** Start **
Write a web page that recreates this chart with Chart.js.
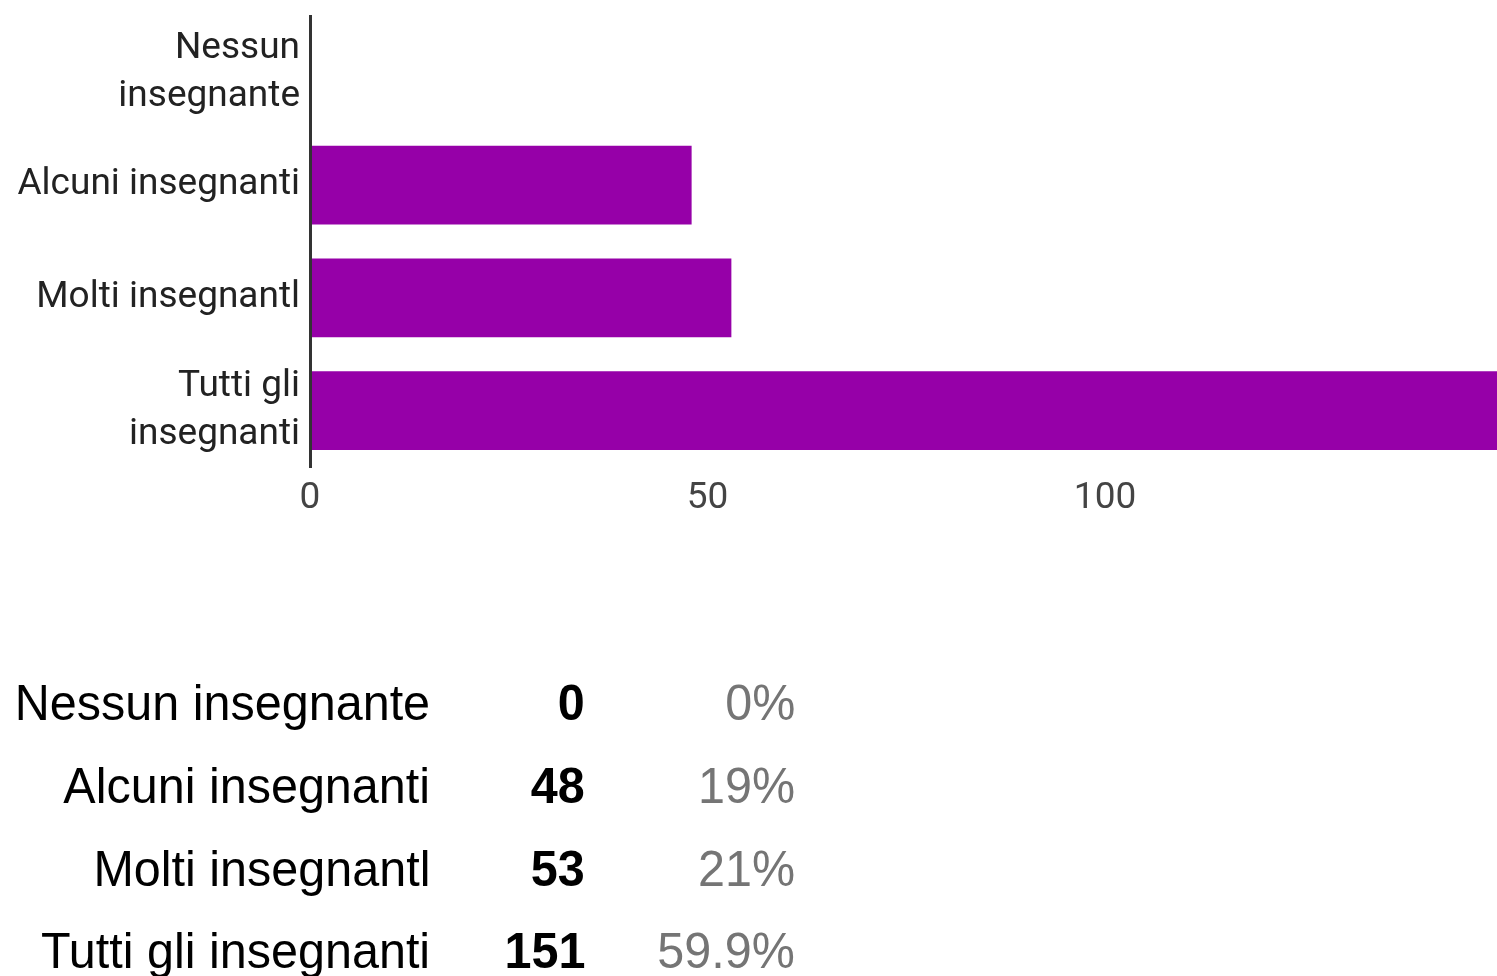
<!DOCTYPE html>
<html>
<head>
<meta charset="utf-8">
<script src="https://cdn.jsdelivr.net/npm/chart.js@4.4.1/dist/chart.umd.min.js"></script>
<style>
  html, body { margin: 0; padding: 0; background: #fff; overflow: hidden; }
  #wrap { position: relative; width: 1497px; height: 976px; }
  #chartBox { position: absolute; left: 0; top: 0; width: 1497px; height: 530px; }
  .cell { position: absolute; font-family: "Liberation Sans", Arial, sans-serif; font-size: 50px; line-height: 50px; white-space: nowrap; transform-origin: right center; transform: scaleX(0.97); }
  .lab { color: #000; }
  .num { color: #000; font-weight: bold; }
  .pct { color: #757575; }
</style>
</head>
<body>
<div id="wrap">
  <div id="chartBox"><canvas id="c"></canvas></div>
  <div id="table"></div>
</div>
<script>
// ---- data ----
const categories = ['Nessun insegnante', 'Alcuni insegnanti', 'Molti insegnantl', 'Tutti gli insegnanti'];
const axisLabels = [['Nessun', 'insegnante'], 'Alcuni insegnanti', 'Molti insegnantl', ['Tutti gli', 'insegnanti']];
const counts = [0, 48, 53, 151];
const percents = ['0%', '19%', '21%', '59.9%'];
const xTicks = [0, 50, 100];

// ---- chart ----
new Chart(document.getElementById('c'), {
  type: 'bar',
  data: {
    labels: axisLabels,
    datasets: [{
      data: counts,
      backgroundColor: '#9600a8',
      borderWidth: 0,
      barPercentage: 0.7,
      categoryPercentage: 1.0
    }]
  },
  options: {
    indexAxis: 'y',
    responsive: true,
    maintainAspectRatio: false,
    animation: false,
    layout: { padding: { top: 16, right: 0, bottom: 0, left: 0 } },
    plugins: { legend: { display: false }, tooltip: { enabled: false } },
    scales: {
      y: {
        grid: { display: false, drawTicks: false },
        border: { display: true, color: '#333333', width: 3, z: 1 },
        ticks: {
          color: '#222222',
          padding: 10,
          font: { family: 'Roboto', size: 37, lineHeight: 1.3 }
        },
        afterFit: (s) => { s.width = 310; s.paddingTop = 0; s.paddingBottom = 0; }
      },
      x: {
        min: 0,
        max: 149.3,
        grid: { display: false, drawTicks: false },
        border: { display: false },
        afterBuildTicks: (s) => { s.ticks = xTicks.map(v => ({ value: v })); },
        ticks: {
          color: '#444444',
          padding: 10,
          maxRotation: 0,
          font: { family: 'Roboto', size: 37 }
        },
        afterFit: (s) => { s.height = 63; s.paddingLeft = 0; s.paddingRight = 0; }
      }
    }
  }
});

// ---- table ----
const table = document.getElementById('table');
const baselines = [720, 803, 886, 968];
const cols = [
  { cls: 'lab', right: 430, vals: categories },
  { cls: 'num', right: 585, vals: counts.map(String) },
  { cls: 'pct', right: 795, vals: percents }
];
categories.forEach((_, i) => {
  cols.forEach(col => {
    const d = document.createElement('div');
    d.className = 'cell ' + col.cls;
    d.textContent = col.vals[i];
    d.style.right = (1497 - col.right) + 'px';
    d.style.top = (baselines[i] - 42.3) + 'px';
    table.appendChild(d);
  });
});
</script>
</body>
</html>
** End **
Description of the task ::
With all pictures left out, please transcribe exactly the lines from the start of the material through the line with "const xTicks = [0, 50, 100];".

Completed task ::
Write a web page that recreates this chart with Chart.js.
<!DOCTYPE html>
<html>
<head>
<meta charset="utf-8">
<script src="https://cdn.jsdelivr.net/npm/chart.js@4.4.1/dist/chart.umd.min.js"></script>
<style>
  html, body { margin: 0; padding: 0; background: #fff; overflow: hidden; }
  #wrap { position: relative; width: 1497px; height: 976px; }
  #chartBox { position: absolute; left: 0; top: 0; width: 1497px; height: 530px; }
  .cell { position: absolute; font-family: "Liberation Sans", Arial, sans-serif; font-size: 50px; line-height: 50px; white-space: nowrap; transform-origin: right center; transform: scaleX(0.97); }
  .lab { color: #000; }
  .num { color: #000; font-weight: bold; }
  .pct { color: #757575; }
</style>
</head>
<body>
<div id="wrap">
  <div id="chartBox"><canvas id="c"></canvas></div>
  <div id="table"></div>
</div>
<script>
// ---- data ----
const categories = ['Nessun insegnante', 'Alcuni insegnanti', 'Molti insegnantl', 'Tutti gli insegnanti'];
const axisLabels = [['Nessun', 'insegnante'], 'Alcuni insegnanti', 'Molti insegnantl', ['Tutti gli', 'insegnanti']];
const counts = [0, 48, 53, 151];
const percents = ['0%', '19%', '21%', '59.9%'];
const xTicks = [0, 50, 100];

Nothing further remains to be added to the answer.